* BEGIN *

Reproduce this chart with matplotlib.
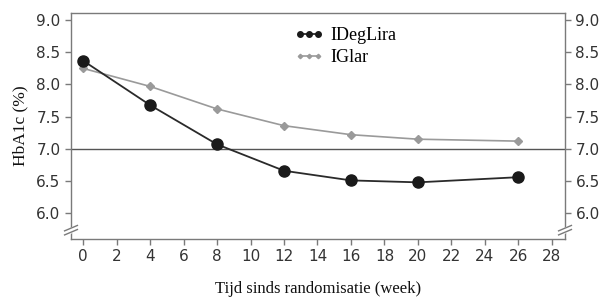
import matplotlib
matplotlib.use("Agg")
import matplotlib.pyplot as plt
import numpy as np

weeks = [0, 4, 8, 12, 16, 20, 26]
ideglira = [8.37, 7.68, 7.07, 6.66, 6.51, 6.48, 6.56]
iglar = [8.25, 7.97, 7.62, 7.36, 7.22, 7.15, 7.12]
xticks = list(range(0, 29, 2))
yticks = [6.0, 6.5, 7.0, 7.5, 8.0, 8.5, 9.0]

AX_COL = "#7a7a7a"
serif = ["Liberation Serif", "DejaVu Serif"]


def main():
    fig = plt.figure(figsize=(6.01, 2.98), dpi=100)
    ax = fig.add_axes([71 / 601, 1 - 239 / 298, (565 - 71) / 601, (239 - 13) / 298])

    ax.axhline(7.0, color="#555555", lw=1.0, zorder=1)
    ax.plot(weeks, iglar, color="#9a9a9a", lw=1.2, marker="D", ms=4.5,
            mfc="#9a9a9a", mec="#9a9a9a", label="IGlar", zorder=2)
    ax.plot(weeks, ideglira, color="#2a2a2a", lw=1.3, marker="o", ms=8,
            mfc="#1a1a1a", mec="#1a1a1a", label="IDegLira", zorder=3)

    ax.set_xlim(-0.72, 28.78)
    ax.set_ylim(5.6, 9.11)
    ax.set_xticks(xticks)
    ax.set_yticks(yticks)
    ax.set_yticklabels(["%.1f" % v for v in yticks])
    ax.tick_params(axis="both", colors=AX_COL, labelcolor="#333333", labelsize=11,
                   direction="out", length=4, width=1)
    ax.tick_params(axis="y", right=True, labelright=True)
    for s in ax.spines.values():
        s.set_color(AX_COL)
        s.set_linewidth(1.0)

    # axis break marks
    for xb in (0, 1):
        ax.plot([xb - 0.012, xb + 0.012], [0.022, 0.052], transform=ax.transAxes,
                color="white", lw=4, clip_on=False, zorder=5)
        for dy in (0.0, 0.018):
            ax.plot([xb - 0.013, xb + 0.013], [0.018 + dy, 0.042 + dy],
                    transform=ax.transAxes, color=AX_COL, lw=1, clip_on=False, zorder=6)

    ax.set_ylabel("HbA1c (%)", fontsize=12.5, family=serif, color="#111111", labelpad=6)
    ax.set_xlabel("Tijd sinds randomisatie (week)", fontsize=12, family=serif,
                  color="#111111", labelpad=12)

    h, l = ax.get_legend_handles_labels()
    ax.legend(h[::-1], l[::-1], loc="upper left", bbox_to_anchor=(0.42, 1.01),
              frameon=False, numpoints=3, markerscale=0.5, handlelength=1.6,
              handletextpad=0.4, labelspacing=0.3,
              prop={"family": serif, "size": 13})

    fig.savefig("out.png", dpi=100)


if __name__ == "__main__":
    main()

* END *
* BEGIN *

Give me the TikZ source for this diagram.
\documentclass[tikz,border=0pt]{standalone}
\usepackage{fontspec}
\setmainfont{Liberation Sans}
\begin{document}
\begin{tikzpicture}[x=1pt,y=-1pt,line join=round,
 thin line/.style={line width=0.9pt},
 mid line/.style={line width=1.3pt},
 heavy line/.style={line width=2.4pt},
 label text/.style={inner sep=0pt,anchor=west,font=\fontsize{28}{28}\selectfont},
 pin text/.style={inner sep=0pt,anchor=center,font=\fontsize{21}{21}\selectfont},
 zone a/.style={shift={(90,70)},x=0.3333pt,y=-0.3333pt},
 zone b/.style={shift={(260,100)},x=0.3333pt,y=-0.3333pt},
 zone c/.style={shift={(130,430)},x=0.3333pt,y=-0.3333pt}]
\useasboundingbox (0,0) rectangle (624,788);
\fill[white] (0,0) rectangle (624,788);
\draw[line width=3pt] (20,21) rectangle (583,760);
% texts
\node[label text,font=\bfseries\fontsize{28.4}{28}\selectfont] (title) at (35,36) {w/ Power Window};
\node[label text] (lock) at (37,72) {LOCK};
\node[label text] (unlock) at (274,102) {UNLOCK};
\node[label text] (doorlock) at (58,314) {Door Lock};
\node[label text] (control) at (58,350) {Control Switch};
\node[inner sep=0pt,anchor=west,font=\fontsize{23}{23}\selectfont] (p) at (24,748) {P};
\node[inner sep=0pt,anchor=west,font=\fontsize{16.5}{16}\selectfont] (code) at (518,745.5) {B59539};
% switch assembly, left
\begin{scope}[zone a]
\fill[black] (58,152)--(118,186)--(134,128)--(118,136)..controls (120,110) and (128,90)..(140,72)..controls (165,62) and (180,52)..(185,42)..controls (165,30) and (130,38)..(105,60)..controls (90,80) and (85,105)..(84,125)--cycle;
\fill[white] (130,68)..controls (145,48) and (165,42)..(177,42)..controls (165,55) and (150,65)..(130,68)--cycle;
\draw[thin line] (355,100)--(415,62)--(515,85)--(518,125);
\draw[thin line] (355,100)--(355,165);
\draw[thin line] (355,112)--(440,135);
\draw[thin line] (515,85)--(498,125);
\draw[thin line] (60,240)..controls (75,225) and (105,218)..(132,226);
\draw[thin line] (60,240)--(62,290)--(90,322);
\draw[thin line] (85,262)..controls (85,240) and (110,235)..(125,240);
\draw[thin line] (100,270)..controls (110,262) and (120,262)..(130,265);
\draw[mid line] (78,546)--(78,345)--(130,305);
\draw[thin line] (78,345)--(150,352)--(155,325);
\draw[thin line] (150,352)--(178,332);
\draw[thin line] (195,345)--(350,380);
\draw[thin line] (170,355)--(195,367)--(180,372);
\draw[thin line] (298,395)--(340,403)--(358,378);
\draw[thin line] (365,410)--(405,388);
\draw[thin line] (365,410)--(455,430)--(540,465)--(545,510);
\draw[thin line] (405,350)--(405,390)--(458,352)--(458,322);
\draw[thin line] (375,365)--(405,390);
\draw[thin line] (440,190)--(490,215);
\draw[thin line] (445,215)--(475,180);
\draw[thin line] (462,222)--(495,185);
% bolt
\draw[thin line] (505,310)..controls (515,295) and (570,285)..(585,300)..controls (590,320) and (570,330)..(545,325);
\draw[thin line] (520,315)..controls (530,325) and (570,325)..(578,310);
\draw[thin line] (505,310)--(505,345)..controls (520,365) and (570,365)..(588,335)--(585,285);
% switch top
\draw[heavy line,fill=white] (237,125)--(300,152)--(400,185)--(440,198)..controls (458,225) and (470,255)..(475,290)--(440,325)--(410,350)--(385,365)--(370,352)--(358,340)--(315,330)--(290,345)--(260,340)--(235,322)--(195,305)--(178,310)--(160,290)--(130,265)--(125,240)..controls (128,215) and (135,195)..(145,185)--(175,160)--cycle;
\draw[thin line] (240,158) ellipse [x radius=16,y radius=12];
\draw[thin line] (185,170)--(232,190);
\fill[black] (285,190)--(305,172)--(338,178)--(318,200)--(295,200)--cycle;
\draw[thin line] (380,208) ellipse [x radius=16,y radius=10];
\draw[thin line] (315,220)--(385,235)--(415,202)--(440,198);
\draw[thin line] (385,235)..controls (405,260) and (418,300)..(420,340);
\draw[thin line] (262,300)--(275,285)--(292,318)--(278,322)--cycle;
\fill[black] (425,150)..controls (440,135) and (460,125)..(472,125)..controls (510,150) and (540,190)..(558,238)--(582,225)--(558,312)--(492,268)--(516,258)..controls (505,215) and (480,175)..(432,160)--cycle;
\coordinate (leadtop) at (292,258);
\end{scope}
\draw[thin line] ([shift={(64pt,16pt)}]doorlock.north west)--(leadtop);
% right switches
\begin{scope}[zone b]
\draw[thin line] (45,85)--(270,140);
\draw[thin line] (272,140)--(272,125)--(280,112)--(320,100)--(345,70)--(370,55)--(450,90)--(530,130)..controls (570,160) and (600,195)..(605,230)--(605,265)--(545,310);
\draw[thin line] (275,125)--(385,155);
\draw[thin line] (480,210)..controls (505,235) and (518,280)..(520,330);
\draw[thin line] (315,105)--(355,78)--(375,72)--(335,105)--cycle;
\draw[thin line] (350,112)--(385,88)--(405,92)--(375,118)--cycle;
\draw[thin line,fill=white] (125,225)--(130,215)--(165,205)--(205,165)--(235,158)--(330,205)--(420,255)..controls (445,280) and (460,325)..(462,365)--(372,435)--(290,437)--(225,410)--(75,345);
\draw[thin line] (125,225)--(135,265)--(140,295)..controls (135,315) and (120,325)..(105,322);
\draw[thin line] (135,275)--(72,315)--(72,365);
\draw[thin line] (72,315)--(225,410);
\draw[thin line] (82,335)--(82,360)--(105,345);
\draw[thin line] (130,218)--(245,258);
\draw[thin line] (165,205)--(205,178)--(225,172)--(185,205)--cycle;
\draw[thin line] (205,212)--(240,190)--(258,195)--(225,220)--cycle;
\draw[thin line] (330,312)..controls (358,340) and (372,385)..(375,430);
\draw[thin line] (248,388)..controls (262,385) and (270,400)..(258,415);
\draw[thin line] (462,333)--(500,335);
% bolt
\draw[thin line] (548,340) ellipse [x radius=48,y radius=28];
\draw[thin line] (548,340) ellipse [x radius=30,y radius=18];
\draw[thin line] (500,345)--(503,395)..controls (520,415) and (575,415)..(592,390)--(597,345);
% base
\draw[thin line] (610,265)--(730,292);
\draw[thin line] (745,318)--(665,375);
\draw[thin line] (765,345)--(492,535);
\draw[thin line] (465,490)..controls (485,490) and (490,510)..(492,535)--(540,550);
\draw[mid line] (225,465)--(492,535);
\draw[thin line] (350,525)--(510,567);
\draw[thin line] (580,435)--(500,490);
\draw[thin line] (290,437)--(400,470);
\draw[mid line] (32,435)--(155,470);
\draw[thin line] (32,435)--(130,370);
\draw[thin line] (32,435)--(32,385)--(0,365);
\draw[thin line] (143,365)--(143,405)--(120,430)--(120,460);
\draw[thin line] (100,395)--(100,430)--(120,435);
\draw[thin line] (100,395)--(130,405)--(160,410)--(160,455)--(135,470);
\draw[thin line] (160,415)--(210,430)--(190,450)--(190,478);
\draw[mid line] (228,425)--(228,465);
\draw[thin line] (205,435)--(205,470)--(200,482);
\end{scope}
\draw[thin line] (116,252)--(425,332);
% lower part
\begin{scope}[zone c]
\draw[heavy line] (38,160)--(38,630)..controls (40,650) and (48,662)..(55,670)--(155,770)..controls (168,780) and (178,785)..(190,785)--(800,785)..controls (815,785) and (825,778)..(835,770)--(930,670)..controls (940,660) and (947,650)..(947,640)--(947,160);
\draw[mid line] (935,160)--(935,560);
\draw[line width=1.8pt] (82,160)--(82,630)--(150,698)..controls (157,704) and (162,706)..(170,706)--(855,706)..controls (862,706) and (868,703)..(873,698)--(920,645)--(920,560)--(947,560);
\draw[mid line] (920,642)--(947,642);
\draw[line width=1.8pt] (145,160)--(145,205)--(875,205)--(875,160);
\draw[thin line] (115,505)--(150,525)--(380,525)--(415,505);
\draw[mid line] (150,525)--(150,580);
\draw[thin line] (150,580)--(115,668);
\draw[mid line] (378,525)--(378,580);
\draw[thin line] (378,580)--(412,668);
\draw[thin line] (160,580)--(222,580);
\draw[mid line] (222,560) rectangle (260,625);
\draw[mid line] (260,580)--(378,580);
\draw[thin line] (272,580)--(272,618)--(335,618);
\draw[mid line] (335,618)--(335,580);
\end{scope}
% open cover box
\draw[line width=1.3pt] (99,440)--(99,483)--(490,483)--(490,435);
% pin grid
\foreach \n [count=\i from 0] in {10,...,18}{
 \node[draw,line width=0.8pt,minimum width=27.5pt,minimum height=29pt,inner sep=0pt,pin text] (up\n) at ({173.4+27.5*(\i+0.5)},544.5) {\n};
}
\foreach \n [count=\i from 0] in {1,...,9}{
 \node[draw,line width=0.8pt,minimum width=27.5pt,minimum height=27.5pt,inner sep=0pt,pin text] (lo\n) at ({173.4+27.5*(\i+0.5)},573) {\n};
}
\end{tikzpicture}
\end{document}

* END *
* BEGIN *

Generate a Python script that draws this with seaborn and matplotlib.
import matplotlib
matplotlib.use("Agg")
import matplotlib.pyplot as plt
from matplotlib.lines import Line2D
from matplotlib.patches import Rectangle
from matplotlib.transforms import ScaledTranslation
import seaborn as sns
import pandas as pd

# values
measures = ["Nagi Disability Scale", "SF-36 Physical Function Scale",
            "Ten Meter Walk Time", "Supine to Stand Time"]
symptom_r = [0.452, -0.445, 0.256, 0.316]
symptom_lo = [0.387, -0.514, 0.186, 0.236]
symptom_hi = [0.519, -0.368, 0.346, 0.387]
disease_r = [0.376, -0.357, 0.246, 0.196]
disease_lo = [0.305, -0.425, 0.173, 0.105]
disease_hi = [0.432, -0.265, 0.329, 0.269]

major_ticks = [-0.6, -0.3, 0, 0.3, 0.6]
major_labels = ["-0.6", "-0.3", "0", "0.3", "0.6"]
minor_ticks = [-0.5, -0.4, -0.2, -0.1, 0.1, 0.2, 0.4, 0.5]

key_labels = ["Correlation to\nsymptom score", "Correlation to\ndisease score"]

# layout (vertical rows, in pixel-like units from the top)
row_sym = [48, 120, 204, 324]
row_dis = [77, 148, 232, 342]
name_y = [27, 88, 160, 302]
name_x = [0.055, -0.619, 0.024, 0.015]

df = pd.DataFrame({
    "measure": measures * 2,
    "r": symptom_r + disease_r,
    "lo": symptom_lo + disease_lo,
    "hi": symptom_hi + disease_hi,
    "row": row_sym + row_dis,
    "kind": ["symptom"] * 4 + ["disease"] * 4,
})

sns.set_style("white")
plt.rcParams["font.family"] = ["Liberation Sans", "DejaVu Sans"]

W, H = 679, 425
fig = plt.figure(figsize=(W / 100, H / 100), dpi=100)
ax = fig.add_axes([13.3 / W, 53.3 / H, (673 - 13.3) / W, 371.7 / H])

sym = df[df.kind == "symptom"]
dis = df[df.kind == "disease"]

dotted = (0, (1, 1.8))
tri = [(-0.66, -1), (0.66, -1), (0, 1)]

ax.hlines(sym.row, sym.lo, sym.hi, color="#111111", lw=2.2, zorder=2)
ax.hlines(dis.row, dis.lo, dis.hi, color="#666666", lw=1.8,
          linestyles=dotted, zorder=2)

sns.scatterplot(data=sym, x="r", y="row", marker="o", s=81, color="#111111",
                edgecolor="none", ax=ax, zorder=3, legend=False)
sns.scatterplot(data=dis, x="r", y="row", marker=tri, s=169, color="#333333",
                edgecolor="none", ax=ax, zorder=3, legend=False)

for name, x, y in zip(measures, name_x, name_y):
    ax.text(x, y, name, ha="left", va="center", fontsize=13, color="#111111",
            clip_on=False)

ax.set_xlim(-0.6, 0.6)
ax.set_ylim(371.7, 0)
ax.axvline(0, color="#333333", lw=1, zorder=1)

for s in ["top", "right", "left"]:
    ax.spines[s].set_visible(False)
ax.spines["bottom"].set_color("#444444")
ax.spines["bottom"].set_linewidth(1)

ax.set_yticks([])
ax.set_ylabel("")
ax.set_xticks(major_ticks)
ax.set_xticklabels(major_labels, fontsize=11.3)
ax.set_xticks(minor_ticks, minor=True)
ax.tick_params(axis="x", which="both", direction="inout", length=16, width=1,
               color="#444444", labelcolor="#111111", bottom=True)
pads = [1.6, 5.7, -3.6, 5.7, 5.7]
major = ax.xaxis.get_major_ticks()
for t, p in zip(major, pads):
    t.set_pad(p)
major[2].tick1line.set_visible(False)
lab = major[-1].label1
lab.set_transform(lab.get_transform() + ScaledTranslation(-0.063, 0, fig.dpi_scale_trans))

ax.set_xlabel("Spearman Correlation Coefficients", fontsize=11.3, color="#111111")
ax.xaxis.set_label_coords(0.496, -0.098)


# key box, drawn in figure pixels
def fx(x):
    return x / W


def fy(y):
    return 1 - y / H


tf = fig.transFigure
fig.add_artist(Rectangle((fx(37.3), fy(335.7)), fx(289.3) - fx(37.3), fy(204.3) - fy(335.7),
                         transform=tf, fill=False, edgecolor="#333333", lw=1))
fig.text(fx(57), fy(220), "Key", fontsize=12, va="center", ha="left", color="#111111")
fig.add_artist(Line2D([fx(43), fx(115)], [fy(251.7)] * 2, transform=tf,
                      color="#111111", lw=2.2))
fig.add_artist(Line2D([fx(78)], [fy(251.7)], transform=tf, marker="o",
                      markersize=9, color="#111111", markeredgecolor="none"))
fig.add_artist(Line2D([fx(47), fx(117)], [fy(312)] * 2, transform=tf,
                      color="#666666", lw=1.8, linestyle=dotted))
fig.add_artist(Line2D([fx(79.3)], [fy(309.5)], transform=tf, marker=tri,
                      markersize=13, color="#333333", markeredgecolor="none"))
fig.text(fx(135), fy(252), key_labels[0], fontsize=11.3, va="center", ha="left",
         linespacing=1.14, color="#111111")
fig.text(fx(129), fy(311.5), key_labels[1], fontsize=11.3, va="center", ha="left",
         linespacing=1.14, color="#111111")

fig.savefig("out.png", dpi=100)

* END *

*What to produce*
Repeat exactly the stretch of lines that opens with the line containing "Reproduce this chart with matplotlib." and closes with the line containing "import numpy as np". Leave the pictures out, and add nothing.

*Result for this exercise*
Reproduce this chart with matplotlib.
import matplotlib
matplotlib.use("Agg")
import matplotlib.pyplot as plt
import numpy as np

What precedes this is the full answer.